[What you will do] Retype the stretch of lines that starts at the line containing "Output the web" and ends at the line containing "const eastLongY = [10, 4, 3, 9, 1, 29, 29];", inclusive. Do not include pictures.

[Data shown]

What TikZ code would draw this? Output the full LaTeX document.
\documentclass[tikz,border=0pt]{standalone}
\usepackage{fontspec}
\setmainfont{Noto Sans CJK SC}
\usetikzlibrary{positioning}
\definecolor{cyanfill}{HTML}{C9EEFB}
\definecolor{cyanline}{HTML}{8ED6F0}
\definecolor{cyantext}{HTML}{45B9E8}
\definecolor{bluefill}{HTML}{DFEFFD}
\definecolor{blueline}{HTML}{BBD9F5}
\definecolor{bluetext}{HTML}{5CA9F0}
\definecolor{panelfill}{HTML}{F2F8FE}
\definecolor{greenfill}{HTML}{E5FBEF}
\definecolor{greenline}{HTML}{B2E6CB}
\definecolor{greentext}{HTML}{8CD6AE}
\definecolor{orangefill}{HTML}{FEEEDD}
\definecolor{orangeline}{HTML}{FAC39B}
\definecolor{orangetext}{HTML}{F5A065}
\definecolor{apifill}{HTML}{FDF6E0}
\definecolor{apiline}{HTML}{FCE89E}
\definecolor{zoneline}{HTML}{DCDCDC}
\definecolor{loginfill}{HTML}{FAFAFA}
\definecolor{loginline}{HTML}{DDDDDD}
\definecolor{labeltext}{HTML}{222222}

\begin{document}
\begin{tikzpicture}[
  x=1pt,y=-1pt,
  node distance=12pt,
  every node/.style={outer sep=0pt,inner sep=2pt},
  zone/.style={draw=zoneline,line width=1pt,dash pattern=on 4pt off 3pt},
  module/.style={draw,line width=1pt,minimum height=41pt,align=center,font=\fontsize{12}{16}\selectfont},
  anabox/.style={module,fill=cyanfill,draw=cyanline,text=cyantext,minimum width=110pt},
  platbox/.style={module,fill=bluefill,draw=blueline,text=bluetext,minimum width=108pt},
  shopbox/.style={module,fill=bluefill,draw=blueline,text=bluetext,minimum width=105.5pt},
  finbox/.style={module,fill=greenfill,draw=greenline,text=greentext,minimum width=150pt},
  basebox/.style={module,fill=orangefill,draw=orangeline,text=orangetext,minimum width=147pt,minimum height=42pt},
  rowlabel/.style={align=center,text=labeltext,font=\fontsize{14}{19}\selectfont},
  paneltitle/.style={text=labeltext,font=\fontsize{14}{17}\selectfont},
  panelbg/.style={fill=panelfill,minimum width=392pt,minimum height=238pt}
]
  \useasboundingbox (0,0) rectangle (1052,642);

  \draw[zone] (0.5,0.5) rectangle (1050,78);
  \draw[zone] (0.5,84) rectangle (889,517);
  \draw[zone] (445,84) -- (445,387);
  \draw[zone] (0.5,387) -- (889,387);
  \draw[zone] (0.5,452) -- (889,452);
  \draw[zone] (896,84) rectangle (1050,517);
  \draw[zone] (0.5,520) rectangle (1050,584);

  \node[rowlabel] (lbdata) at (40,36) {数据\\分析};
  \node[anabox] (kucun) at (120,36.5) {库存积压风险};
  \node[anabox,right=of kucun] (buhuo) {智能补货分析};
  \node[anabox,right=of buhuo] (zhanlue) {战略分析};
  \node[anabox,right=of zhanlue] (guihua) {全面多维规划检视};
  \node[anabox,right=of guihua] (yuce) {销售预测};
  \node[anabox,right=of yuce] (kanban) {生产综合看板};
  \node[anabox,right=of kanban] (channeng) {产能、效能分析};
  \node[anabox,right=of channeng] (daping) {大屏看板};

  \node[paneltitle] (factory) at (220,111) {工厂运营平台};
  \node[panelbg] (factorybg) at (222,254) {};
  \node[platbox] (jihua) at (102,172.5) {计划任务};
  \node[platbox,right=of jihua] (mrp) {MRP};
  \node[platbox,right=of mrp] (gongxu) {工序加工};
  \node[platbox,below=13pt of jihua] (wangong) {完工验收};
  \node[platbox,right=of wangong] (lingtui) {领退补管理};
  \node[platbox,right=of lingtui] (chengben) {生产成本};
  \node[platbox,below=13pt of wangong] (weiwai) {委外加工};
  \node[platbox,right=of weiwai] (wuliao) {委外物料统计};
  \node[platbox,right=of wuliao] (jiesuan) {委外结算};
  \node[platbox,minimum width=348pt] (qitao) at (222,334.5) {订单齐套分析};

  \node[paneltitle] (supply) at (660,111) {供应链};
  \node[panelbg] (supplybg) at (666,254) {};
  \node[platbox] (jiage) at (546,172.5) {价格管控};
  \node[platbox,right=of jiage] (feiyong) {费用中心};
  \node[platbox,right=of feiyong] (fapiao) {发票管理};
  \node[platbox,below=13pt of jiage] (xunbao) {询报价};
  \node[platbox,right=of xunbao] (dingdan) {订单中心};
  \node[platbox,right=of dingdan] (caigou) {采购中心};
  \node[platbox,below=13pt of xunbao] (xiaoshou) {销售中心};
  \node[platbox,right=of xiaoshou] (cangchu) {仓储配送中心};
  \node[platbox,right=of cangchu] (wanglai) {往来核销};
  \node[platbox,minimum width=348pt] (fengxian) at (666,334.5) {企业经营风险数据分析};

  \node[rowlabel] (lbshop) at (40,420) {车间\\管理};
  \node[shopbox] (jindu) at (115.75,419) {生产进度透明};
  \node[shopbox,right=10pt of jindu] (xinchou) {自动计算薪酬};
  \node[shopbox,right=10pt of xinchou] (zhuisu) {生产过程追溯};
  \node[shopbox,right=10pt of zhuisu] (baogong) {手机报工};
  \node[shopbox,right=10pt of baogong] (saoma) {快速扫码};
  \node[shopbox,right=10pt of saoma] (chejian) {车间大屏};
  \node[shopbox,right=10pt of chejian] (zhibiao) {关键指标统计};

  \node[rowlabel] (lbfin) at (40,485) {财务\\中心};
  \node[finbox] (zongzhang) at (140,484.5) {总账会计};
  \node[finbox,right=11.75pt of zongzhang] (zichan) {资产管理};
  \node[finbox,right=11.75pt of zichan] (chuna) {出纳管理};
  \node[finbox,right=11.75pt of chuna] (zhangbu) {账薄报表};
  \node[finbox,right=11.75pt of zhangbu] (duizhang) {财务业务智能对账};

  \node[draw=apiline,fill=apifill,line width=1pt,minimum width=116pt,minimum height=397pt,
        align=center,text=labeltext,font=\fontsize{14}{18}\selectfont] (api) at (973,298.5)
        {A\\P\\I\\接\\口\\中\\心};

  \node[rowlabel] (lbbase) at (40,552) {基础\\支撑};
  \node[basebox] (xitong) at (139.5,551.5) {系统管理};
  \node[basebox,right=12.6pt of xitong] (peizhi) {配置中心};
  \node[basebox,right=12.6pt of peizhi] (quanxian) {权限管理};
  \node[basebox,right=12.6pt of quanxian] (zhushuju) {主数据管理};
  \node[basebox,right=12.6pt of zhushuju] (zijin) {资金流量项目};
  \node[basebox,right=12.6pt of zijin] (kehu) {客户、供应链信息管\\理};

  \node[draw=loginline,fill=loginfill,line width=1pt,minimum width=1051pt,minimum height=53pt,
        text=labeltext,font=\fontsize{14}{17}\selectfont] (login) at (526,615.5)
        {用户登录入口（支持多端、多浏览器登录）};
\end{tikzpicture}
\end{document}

--

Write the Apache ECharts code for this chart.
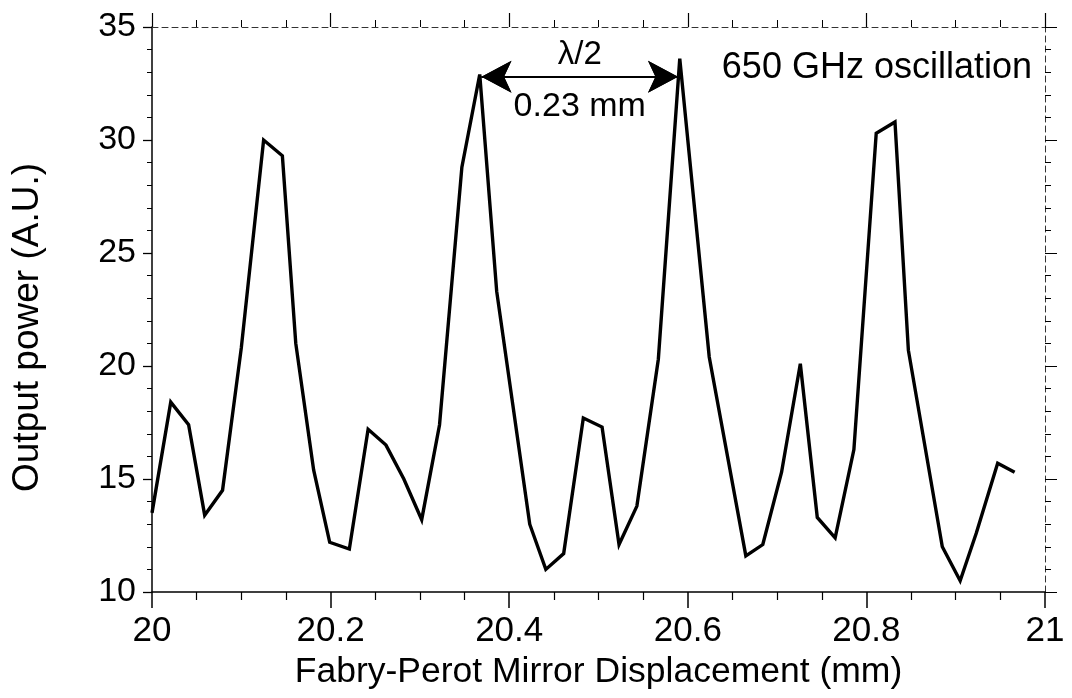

* * *

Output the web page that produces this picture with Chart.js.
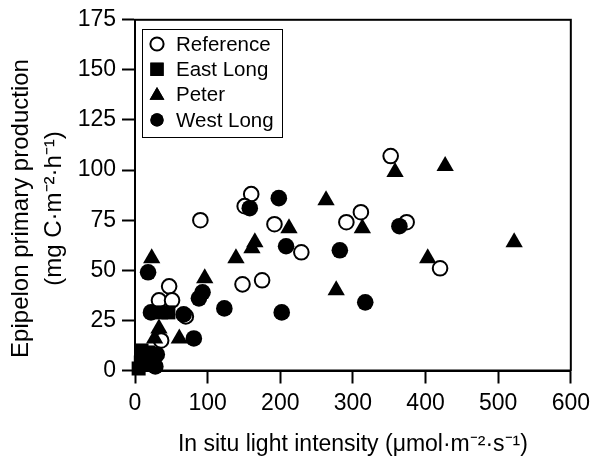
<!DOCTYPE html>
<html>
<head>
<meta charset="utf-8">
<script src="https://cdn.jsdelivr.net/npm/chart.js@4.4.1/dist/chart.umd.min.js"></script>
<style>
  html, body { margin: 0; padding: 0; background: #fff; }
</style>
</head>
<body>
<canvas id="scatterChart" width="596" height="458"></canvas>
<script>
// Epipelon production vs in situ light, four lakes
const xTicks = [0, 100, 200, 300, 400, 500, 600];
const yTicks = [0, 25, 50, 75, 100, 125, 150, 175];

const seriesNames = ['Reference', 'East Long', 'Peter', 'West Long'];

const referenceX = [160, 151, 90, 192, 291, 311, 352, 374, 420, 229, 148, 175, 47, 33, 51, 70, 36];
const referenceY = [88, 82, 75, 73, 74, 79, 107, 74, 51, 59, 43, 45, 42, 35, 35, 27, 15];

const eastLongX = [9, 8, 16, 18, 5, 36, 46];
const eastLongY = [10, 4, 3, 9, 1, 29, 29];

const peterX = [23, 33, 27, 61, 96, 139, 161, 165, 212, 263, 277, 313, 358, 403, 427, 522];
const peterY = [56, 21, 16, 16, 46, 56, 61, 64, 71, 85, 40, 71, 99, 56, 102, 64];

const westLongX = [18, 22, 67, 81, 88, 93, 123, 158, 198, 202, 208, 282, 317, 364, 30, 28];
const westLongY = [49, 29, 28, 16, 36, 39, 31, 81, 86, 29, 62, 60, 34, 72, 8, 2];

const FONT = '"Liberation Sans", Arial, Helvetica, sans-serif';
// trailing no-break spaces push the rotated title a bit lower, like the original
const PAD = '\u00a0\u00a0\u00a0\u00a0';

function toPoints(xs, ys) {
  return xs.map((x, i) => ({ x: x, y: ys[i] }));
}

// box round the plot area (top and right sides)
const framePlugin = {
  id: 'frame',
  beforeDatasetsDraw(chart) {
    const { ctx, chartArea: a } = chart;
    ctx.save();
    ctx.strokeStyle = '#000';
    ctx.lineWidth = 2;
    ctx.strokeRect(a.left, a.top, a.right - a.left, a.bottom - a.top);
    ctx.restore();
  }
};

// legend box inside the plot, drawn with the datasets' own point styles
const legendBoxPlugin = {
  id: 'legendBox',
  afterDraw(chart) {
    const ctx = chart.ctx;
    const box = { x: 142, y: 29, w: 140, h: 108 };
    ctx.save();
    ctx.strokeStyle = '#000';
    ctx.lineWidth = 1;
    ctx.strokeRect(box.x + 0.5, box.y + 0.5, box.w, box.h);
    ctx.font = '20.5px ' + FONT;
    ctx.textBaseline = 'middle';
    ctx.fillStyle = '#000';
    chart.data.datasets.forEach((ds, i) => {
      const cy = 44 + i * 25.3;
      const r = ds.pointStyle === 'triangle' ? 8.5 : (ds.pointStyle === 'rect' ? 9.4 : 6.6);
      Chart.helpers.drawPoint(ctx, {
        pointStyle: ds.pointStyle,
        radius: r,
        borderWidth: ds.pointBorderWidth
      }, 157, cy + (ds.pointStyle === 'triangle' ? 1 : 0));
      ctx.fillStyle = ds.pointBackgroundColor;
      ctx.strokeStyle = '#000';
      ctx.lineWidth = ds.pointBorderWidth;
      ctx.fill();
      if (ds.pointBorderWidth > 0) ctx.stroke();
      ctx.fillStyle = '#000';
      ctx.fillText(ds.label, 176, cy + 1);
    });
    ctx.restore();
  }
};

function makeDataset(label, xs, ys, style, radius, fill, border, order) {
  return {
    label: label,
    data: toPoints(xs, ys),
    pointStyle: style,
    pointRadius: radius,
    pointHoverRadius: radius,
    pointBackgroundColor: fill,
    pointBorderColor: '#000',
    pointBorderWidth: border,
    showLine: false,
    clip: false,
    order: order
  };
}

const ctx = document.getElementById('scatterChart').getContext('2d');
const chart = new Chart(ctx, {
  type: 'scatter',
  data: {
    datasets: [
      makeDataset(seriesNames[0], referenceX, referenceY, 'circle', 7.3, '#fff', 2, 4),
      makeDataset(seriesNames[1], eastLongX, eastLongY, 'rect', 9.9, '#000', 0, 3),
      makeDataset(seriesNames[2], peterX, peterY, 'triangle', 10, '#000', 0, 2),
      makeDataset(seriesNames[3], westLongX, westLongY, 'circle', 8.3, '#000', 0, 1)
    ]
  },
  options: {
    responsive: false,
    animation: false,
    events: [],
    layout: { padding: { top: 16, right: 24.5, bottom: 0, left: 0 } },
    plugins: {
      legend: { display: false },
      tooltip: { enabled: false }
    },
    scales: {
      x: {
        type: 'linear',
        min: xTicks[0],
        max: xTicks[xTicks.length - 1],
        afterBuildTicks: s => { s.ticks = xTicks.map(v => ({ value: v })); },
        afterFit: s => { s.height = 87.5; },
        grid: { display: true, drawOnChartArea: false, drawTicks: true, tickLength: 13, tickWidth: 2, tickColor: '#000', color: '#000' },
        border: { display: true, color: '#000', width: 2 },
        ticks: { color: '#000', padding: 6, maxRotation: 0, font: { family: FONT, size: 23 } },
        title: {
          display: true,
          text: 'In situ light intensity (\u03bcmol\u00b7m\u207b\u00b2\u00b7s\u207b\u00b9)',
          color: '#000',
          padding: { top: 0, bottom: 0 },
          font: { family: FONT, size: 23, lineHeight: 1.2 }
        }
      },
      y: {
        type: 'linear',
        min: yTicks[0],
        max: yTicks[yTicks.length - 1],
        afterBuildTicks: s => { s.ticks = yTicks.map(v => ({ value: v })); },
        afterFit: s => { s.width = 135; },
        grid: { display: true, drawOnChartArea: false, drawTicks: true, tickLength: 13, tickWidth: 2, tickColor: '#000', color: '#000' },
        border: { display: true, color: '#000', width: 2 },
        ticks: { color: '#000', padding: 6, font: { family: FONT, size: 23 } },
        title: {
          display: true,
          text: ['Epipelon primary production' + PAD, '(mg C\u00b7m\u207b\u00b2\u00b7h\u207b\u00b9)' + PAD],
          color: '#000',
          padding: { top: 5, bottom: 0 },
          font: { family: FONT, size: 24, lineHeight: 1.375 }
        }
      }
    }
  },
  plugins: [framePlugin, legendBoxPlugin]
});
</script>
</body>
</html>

[Task response]
Output the web page that produces this picture with Chart.js.
<!DOCTYPE html>
<html>
<head>
<meta charset="utf-8">
<script src="https://cdn.jsdelivr.net/npm/chart.js@4.4.1/dist/chart.umd.min.js"></script>
<style>
  html, body { margin: 0; padding: 0; background: #fff; }
</style>
</head>
<body>
<canvas id="scatterChart" width="596" height="458"></canvas>
<script>
// Epipelon production vs in situ light, four lakes
const xTicks = [0, 100, 200, 300, 400, 500, 600];
const yTicks = [0, 25, 50, 75, 100, 125, 150, 175];

const seriesNames = ['Reference', 'East Long', 'Peter', 'West Long'];

const referenceX = [160, 151, 90, 192, 291, 311, 352, 374, 420, 229, 148, 175, 47, 33, 51, 70, 36];
const referenceY = [88, 82, 75, 73, 74, 79, 107, 74, 51, 59, 43, 45, 42, 35, 35, 27, 15];

const eastLongX = [9, 8, 16, 18, 5, 36, 46];
const eastLongY = [10, 4, 3, 9, 1, 29, 29];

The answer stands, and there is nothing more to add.